---------- DATA SUPPLIED ----------
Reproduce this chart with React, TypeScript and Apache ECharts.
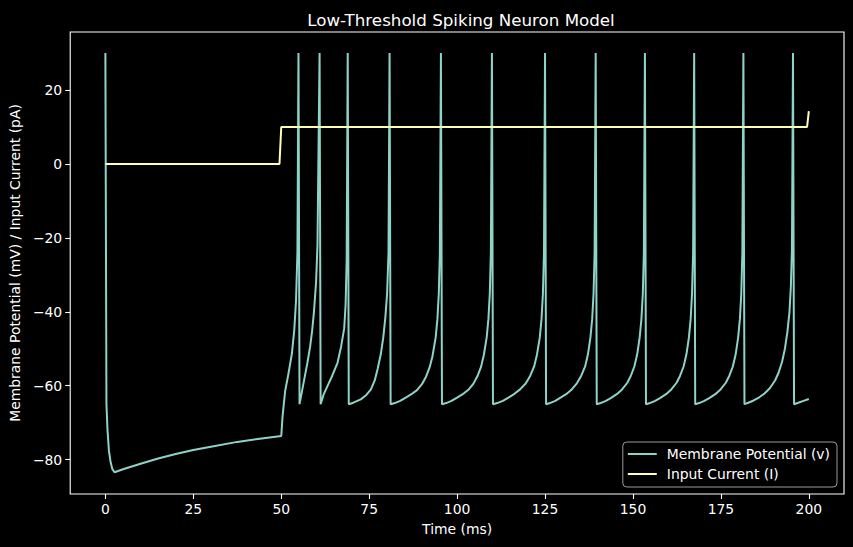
----------
---------- DATA SUPPLIED ----------
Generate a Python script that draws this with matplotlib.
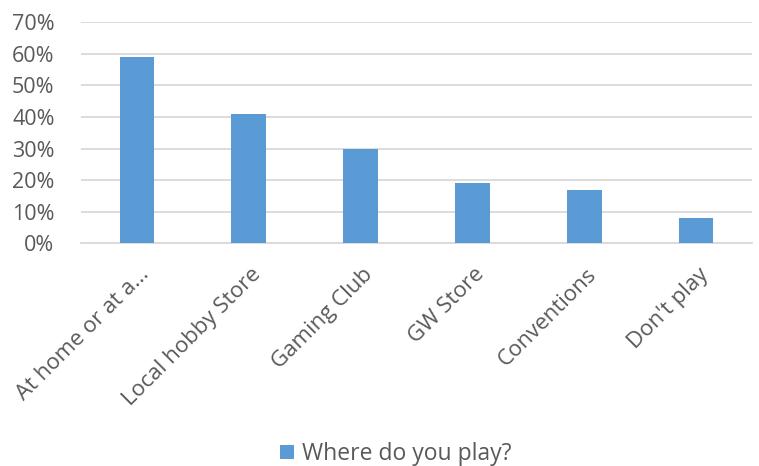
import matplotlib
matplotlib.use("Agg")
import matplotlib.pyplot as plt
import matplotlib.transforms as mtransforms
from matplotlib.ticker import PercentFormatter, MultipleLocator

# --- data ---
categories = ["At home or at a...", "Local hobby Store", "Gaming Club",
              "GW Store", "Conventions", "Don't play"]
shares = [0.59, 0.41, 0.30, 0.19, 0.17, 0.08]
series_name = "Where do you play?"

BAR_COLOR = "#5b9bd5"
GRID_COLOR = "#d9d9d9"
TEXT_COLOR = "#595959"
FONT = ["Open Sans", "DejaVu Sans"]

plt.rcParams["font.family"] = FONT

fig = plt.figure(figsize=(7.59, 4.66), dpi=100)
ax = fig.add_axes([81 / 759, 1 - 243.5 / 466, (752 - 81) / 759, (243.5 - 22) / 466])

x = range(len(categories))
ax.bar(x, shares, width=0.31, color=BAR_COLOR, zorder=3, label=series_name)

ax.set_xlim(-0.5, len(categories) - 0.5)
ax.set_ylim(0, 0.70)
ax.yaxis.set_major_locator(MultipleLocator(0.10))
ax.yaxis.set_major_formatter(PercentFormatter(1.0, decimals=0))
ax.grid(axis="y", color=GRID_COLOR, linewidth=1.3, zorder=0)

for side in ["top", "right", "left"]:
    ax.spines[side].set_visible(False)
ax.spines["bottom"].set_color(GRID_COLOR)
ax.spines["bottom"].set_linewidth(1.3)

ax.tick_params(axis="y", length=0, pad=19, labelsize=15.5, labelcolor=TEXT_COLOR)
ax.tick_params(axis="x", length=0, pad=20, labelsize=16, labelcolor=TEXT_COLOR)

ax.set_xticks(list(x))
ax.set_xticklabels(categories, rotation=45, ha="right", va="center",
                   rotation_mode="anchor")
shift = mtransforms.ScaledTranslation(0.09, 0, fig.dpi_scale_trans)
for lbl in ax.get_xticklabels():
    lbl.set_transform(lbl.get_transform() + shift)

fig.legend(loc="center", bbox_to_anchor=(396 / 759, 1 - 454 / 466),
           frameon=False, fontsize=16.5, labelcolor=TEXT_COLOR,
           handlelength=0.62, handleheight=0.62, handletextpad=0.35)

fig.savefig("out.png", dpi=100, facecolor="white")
----------
BRIEF:
Write out the lines beginning with the one that contains "Generate a Python" and ending with the one that contains "color=BAR_COLOR, zorder=3, label=series_name)", exactly as given. Leave pictures out.

FULL SOLUTION:
Generate a Python script that draws this with matplotlib.
import matplotlib
matplotlib.use("Agg")
import matplotlib.pyplot as plt
import matplotlib.transforms as mtransforms
from matplotlib.ticker import PercentFormatter, MultipleLocator

# --- data ---
categories = ["At home or at a...", "Local hobby Store", "Gaming Club",
              "GW Store", "Conventions", "Don't play"]
shares = [0.59, 0.41, 0.30, 0.19, 0.17, 0.08]
series_name = "Where do you play?"

BAR_COLOR = "#5b9bd5"
GRID_COLOR = "#d9d9d9"
TEXT_COLOR = "#595959"
FONT = ["Open Sans", "DejaVu Sans"]

plt.rcParams["font.family"] = FONT

fig = plt.figure(figsize=(7.59, 4.66), dpi=100)
ax = fig.add_axes([81 / 759, 1 - 243.5 / 466, (752 - 81) / 759, (243.5 - 22) / 466])

x = range(len(categories))
ax.bar(x, shares, width=0.31, color=BAR_COLOR, zorder=3, label=series_name)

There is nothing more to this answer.